CHALLENGE ▸ In this exercise, return the whole listing exactly, excluding any images.
----
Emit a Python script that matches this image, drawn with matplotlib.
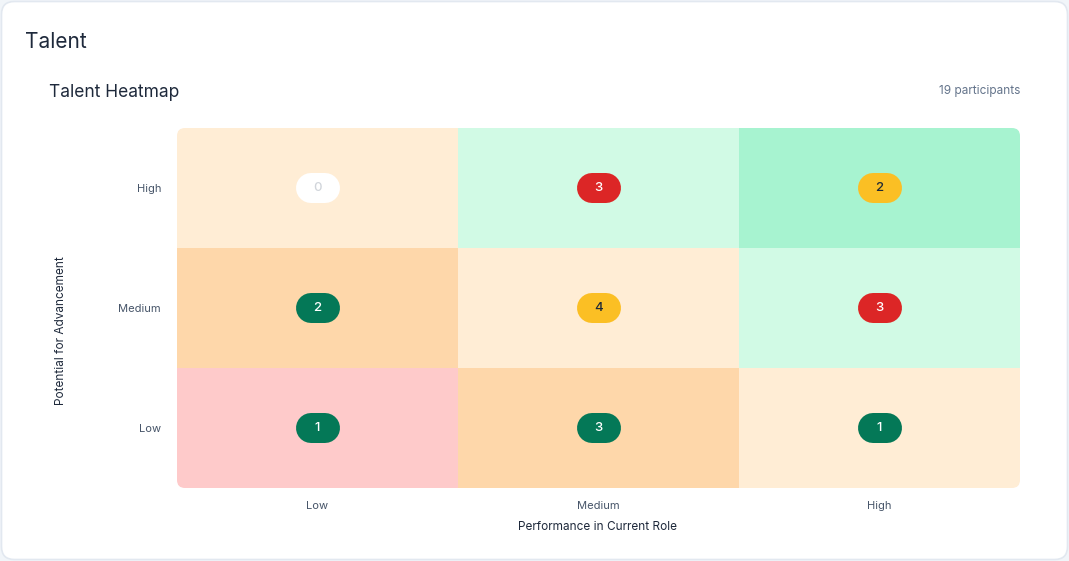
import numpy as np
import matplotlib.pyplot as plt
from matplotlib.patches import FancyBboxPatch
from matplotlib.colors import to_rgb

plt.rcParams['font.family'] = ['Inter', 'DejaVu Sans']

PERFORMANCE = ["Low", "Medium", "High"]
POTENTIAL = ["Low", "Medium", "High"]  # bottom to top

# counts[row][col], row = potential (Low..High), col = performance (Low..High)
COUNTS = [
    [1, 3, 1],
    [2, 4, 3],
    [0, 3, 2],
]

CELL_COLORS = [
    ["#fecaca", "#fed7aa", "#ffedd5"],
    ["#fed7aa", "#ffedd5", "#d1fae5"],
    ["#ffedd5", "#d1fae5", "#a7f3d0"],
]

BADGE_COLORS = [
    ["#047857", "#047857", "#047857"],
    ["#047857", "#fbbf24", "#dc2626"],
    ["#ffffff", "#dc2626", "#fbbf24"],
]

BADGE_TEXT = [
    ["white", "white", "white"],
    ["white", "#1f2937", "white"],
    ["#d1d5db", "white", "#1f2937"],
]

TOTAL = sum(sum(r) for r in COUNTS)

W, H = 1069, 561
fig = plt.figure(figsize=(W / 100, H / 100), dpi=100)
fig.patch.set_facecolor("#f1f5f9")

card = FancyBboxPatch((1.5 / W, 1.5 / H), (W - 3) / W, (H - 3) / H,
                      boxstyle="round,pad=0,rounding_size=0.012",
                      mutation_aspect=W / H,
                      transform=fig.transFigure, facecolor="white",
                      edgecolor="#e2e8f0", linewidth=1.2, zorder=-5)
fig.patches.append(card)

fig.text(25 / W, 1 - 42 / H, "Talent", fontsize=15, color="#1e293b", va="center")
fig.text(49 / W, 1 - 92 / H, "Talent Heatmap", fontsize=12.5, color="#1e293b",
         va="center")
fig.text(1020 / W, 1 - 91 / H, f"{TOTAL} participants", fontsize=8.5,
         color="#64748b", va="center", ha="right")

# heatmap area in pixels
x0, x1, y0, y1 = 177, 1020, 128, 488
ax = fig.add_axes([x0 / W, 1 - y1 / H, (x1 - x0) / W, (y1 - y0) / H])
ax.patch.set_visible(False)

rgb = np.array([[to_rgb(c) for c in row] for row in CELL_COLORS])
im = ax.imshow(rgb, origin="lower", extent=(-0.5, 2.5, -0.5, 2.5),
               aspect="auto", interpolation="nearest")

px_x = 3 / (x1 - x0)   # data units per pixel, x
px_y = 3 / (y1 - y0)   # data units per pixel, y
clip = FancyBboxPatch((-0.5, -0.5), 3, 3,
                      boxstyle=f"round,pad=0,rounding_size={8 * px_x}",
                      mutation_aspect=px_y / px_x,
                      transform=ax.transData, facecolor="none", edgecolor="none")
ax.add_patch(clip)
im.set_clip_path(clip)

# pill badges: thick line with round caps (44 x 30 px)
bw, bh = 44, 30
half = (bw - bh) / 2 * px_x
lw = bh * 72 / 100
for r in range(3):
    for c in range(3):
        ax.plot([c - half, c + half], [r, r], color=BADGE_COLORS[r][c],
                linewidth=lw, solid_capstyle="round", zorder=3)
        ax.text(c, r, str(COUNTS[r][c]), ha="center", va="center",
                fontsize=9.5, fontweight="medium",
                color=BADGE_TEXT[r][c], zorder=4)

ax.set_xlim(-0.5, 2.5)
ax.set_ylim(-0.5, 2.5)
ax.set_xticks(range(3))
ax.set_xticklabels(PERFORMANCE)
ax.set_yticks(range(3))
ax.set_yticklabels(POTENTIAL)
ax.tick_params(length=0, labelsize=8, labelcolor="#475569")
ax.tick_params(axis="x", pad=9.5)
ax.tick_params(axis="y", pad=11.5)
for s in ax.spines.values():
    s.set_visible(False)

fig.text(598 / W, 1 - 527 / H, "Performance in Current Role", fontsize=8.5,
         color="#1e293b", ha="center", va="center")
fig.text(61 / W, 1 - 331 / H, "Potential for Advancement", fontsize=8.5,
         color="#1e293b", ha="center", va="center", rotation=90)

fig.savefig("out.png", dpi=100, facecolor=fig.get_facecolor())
----
ANSWER TO THIS EXERCISE ▸
Emit a Python script that matches this image, drawn with matplotlib.
import numpy as np
import matplotlib.pyplot as plt
from matplotlib.patches import FancyBboxPatch
from matplotlib.colors import to_rgb

plt.rcParams['font.family'] = ['Inter', 'DejaVu Sans']

PERFORMANCE = ["Low", "Medium", "High"]
POTENTIAL = ["Low", "Medium", "High"]  # bottom to top

# counts[row][col], row = potential (Low..High), col = performance (Low..High)
COUNTS = [
    [1, 3, 1],
    [2, 4, 3],
    [0, 3, 2],
]

CELL_COLORS = [
    ["#fecaca", "#fed7aa", "#ffedd5"],
    ["#fed7aa", "#ffedd5", "#d1fae5"],
    ["#ffedd5", "#d1fae5", "#a7f3d0"],
]

BADGE_COLORS = [
    ["#047857", "#047857", "#047857"],
    ["#047857", "#fbbf24", "#dc2626"],
    ["#ffffff", "#dc2626", "#fbbf24"],
]

BADGE_TEXT = [
    ["white", "white", "white"],
    ["white", "#1f2937", "white"],
    ["#d1d5db", "white", "#1f2937"],
]

TOTAL = sum(sum(r) for r in COUNTS)

W, H = 1069, 561
fig = plt.figure(figsize=(W / 100, H / 100), dpi=100)
fig.patch.set_facecolor("#f1f5f9")

card = FancyBboxPatch((1.5 / W, 1.5 / H), (W - 3) / W, (H - 3) / H,
                      boxstyle="round,pad=0,rounding_size=0.012",
                      mutation_aspect=W / H,
                      transform=fig.transFigure, facecolor="white",
                      edgecolor="#e2e8f0", linewidth=1.2, zorder=-5)
fig.patches.append(card)

fig.text(25 / W, 1 - 42 / H, "Talent", fontsize=15, color="#1e293b", va="center")
fig.text(49 / W, 1 - 92 / H, "Talent Heatmap", fontsize=12.5, color="#1e293b",
         va="center")
fig.text(1020 / W, 1 - 91 / H, f"{TOTAL} participants", fontsize=8.5,
         color="#64748b", va="center", ha="right")

# heatmap area in pixels
x0, x1, y0, y1 = 177, 1020, 128, 488
ax = fig.add_axes([x0 / W, 1 - y1 / H, (x1 - x0) / W, (y1 - y0) / H])
ax.patch.set_visible(False)

rgb = np.array([[to_rgb(c) for c in row] for row in CELL_COLORS])
im = ax.imshow(rgb, origin="lower", extent=(-0.5, 2.5, -0.5, 2.5),
               aspect="auto", interpolation="nearest")

px_x = 3 / (x1 - x0)   # data units per pixel, x
px_y = 3 / (y1 - y0)   # data units per pixel, y
clip = FancyBboxPatch((-0.5, -0.5), 3, 3,
                      boxstyle=f"round,pad=0,rounding_size={8 * px_x}",
                      mutation_aspect=px_y / px_x,
                      transform=ax.transData, facecolor="none", edgecolor="none")
ax.add_patch(clip)
im.set_clip_path(clip)

# pill badges: thick line with round caps (44 x 30 px)
bw, bh = 44, 30
half = (bw - bh) / 2 * px_x
lw = bh * 72 / 100
for r in range(3):
    for c in range(3):
        ax.plot([c - half, c + half], [r, r], color=BADGE_COLORS[r][c],
                linewidth=lw, solid_capstyle="round", zorder=3)
        ax.text(c, r, str(COUNTS[r][c]), ha="center", va="center",
                fontsize=9.5, fontweight="medium",
                color=BADGE_TEXT[r][c], zorder=4)

ax.set_xlim(-0.5, 2.5)
ax.set_ylim(-0.5, 2.5)
ax.set_xticks(range(3))
ax.set_xticklabels(PERFORMANCE)
ax.set_yticks(range(3))
ax.set_yticklabels(POTENTIAL)
ax.tick_params(length=0, labelsize=8, labelcolor="#475569")
ax.tick_params(axis="x", pad=9.5)
ax.tick_params(axis="y", pad=11.5)
for s in ax.spines.values():
    s.set_visible(False)

fig.text(598 / W, 1 - 527 / H, "Performance in Current Role", fontsize=8.5,
         color="#1e293b", ha="center", va="center")
fig.text(61 / W, 1 - 331 / H, "Potential for Advancement", fontsize=8.5,
         color="#1e293b", ha="center", va="center", rotation=90)

fig.savefig("out.png", dpi=100, facecolor=fig.get_facecolor())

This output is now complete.